Temps de lecture: 2 minutes - Repéré sur The Guardian, The Daily Beast
En 2005, Amazon a lancé le site Mechanical Turk, sur lequel des internautes peuvent remplir de micro-tâches moyennant de micro-salaires. Par exemple, en ce moment un client a besoin pour le 1er janvier d’un internaute pour décrire correctement (tagguer) des actions humaines sur 5 images. Il aura 60 minutes pour accomplir cette tâche à partir de l’acceptation, et sera payé 0,02 dollar. Ces tâches demandent en général peu d’expertise, mais elles ne sont pas encore facilement automatisables, et le travail humain vient pallier cette insuffisance.
Cette nouvelle forme de travail à distance à la tâche a parfois été décrite comme un «digital sweatshop», en référence aux ateliers de la misère du textile et de l'industrie dans les pays en développement, qui se caractérisent par les très faibles salaires des ouvriers, la précarité et la longueur des journées de travail dans des conditions misérables.
Depuis, 500.000 digital workers (voir la définition du digital labor, dont Mechanical Turk est une forme parmi d'autres, par le sociologue Antonio Casilli) seraient passés par la plateforme d’Amazon, et pour la première fois, écrit The Guardian, ces «Turkers» ont lancé ce qui ressemble à une revendication collective de travailleurs. Sous l’impulsion d’étudiants et de chercheurs de l’université Stanford, ils ont entamé une campagne de publication en ligne de lettres adressées à Jeff Bezos, fondateur et dirigeant d’Amazon, pour lui soumettre leurs revendications à l’approche de Noël.
Les travailleurs à distance du numérique viennent-ils d'accéder à la conscience de classe?
«Je suis un être humain, pas un algorithme», écrit par exemple Kristy Milland, une étudiante canadienne de 35 ans qui aurait réalisé 830.000 tâches sur Mechanical Turk en neuf ans… Car il faut rappeler que le nom étrange de la plateforme d'Amazon est un clin d'oeil –quelque peu cynique– à un automate créé au XVIIIe siècle qui prenait l'apparence d'un Turc en cape et en turban et était capable de jouer aux échecs.
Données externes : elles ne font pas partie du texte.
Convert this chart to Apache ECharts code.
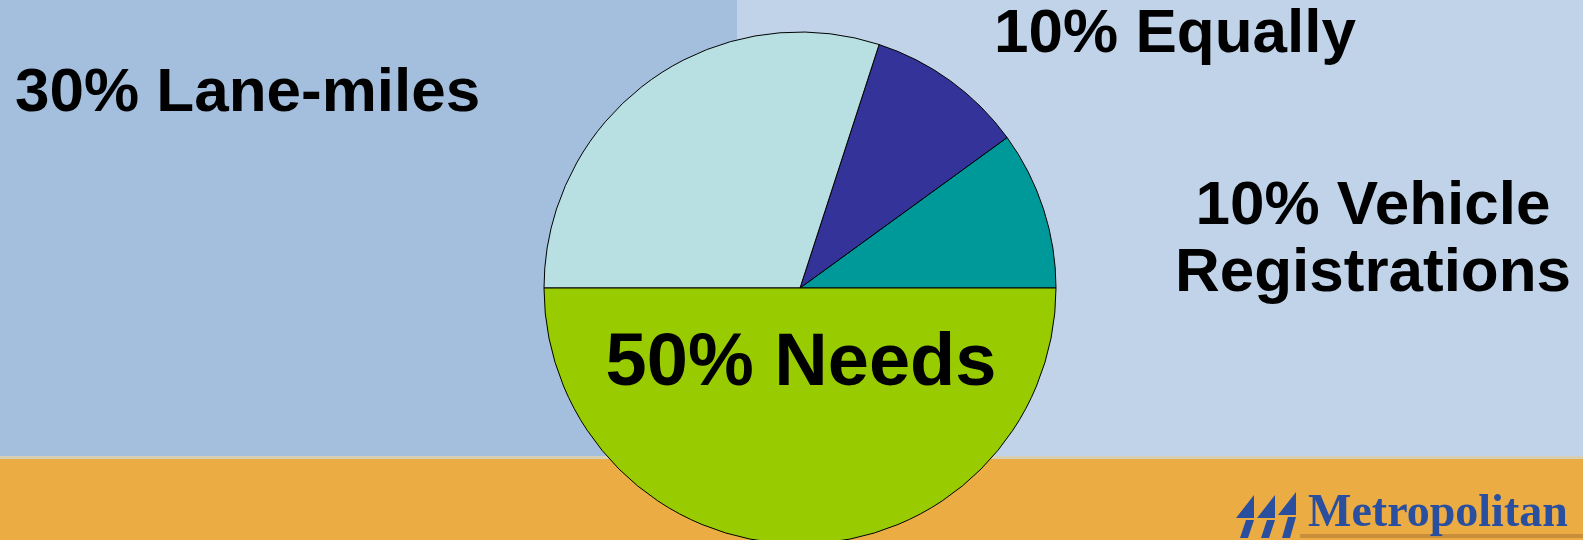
<!DOCTYPE html>
<html>
<head>
<meta charset="utf-8">
<script src="https://cdn.jsdelivr.net/npm/echarts@6/dist/echarts.min.js"></script>
<style>
html,body{margin:0;padding:0;background:#c1d3e9;}
#chart{width:1583px;height:540px;}
</style>
</head>
<body>
<div id="chart"></div>
<script>
// Data
const categories = ['Vehicle\nRegistrations', 'Equally', 'Lane-miles', 'Needs'];
const shares = [10, 10, 30, 50];
const sliceColors = ['#009999', '#333399', '#b8e0e3', '#99cc00'];

// label anchor positions (px) and font sizes
const labelPos = [
  {x: 1373, y: 240, align: 'center'},
  {x: 1175, y: 35, align: 'center'},
  {x: 15, y: 94, align: 'left'},
  {x: 801, y: 365, align: 'center'}
];
const labelSizes = [62, 62, 62, 74];

const chart = echarts.init(document.getElementById('chart'), null, {renderer: 'canvas'});

const data = categories.map((c, i) => ({
  name: c,
  value: shares[i],
  itemStyle: {color: sliceColors[i]},
  label: {fontSize: labelSizes[i], lineHeight: 67}
}));

// logo icon shapes
const iconShapes = [];
[1236, 1257, 1278].forEach((ox, i) => {
  const dy = i === 2 ? -3 : 0;
  iconShapes.push({type: 'polygon', z: -8, silent: true,
    shape: {points: [[ox + 18, 495 + dy], [ox + 18, 518 + dy], [ox, 518 + dy]]},
    style: {fill: '#2a4f9e'}});
  iconShapes.push({type: 'polygon', z: -8, silent: true,
    shape: {points: [[ox + 10, 520 + dy], [ox + 18, 520 + dy], [ox + 12, 538], [ox + 4, 538]]},
    style: {fill: '#2a4f9e'}});
});

chart.setOption({
  animation: false,
  graphic: [
    {type: 'rect', z: -10, shape: {x: 0, y: 0, width: 737, height: 458}, style: {fill: '#a3bfdd'}, silent: true},
    {type: 'rect', z: -10, shape: {x: 737, y: 0, width: 846, height: 458}, style: {fill: '#c1d3e9'}, silent: true},
    {type: 'rect', z: -10, shape: {x: 0, y: 456, width: 1583, height: 3}, style: {fill: '#d6cfb4'}, silent: true},
    {type: 'rect', z: -10, shape: {x: 0, y: 459, width: 1583, height: 81}, style: {fill: '#ecac44'}, silent: true},
    {type: 'rect', z: -9, shape: {x: 1300, y: 534, width: 283, height: 4}, style: {fill: '#c98e3a'}, silent: true}
  ].concat(iconShapes).concat([
    {type: 'text', z: -7, silent: true,
      style: {text: 'Metropolitan', x: 1308, y: 514, fill: '#2a4f9e',
        font: 'bold 46px "Liberation Serif", serif', align: 'left', verticalAlign: 'middle'}}
  ]),
  series: [{
    type: 'pie',
    center: [800, 288],
    radius: 256,
    startAngle: 0,
    clockwise: false,
    silent: true,
    itemStyle: {borderColor: '#000', borderWidth: 1},
    label: {
      show: true,
      position: 'outside',
      formatter: '{c}% {b}',
      color: '#000',
      fontFamily: '"Liberation Sans", Arial, sans-serif',
      fontWeight: 'bold'
    },
    labelLine: {show: false},
    labelLayout: function (params) {
      const p = labelPos[params.dataIndex];
      return {x: p.x, y: p.y, align: p.align, verticalAlign: 'middle', moveOverlap: null, hideOverlap: false};
    },
    data: data
  }]
});
</script>
</body>
</html>
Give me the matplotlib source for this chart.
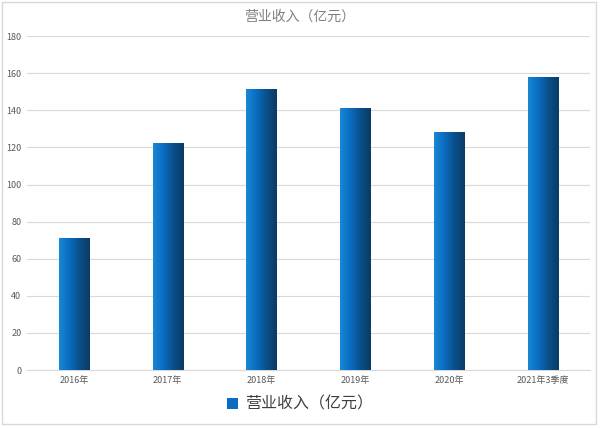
import numpy as np
import matplotlib
matplotlib.use("Agg")
import matplotlib.pyplot as plt
from matplotlib.colors import LinearSegmentedColormap
from matplotlib.patches import Rectangle

plt.rcParams["font.family"] = ["Noto Sans CJK SC", "DejaVu Sans"]

categories = ["2016年", "2017年", "2018年", "2019年", "2020年", "2021年3季度"]
revenue = [71, 122, 151, 141, 128, 157.5]
yticks = [0, 20, 40, 60, 80, 100, 120, 140, 160, 180]
series_name = "营业收入（亿元）"

fig = plt.figure(figsize=(6, 4.28), dpi=100)
ax = fig.add_axes([0.045, 0.1355, 0.938, 0.78])

x = np.arange(len(categories))
bars = ax.bar(x, revenue, width=0.32, color="none", edgecolor="none", zorder=3)

cmap = LinearSegmentedColormap.from_list("bar", ["#1a86d6", "#0a6cc0", "#0b4f8a", "#0a3b66"])
grad = np.linspace(0, 1, 64).reshape(1, -1)
for b in bars:
    x0, w, h = b.get_x(), b.get_width(), b.get_height()
    ax.imshow(grad, cmap=cmap, aspect="auto", extent=(x0, x0 + w, 0, h), zorder=3)

ax.set_xlim(-0.5, len(categories) - 0.5)
ax.set_ylim(0, 180)
ax.set_yticks(yticks)
ax.set_xticks(x)
ax.set_xticklabels(categories)
ax.tick_params(axis="both", length=0, labelsize=6.5, colors="#595959", pad=4)
ax.grid(axis="y", color="#d9d9d9", linewidth=0.8, zorder=0)
for s in ["top", "right", "left"]:
    ax.spines[s].set_visible(False)
ax.spines["bottom"].set_color("#d9d9d9")

fig.text(0.5, 0.962, series_name, ha="center", va="center", fontsize=10, color="#7f7f7f")

handle = Rectangle((0, 0), 1, 1, facecolor="#0a6cc0")
fig.legend([handle], [series_name], loc="center", bbox_to_anchor=(0.5, 0.055),
           frameon=False, fontsize=11.5, handlelength=0.7, handleheight=0.7,
           handletextpad=0.4, labelcolor="#404040")

fig.patches.append(Rectangle((0.004, 0.01), 0.99, 0.985, transform=fig.transFigure,
                             fill=False, edgecolor="#d9d9d9", linewidth=1))

fig.savefig("out.png", dpi=100)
En réalité, un joueur humain était caché dans le meuble et actionnait les pièces...
Parmi les points soulevés par les Turkers, on trouve le fait qu’Amazon ne fixe pas de salaire minimum en ligne, ou qu’il se réserve une commission de 10% sur chaque transaction. Car les Turkers ne travaillent pas forcément pour le libraire en ligne, Amazon jouant aussi l’intermédiaire entre les travailleurs et les besoins d’entreprises tierces, telle une agence d’interim numérique. Les plaintes concernent donc surtout les commanditaires de ce micro-travail, certains refusant de valider le travail effectué parce qu'il ne leur convient pas, sans que les internautes aient de recours ou de possibilité de défendre la qualité de leur travail.
Sur le site de leur campagne, les Turkers expliquent aussi qu’ils veulent que le monde sache qu’ils ne sont pas tous des salariés de pays en développement, qu’ils sont pour certains très qualifiés et que le peu de revenu qu’ils tirent de Mechanical Turk compte pour eux. Pour certains, c’est un travail à plein temps, et choisi. Pour d’autres, un job à distance occasionnel pour payer leurs vacances ou leurs dettes.
Des témoignages poignants
Les premiers témoignages des travailleurs sont poignants, et reflètent la diversité des profils et des motivations. On trouve par exemple une veuve retraitée qui explique que le revenu de Mechanical Turk complète sa pension de retraite, et que certaines tâches proposées, ardues, l’aident à conserver une vivacité mentale.
Dynamo, c’est le nom du site qui héberge les contributions, est un site qui se veut «neutre» et n’est pas géré par des «Turkers». Les leaders du mouvement insistent sur l'importance de ne pas braquer leur employeur et de présenter leurs griefs d'une manière constructive. C'est pourquoi les internautes commencent leurs lettres en listant ce que le travail à distance en ligne leur a apporté de bénéfique.
Il ne s’agit pas à proprement parler d’un syndicat géré en ligne, détaille The Daily Beast, mais plutôt d’une plateforme pour que les digital workers s’accordent sur des revendications minimales et, si la chose est envisageable, rééquilibrent le rapport de force en leur faveur.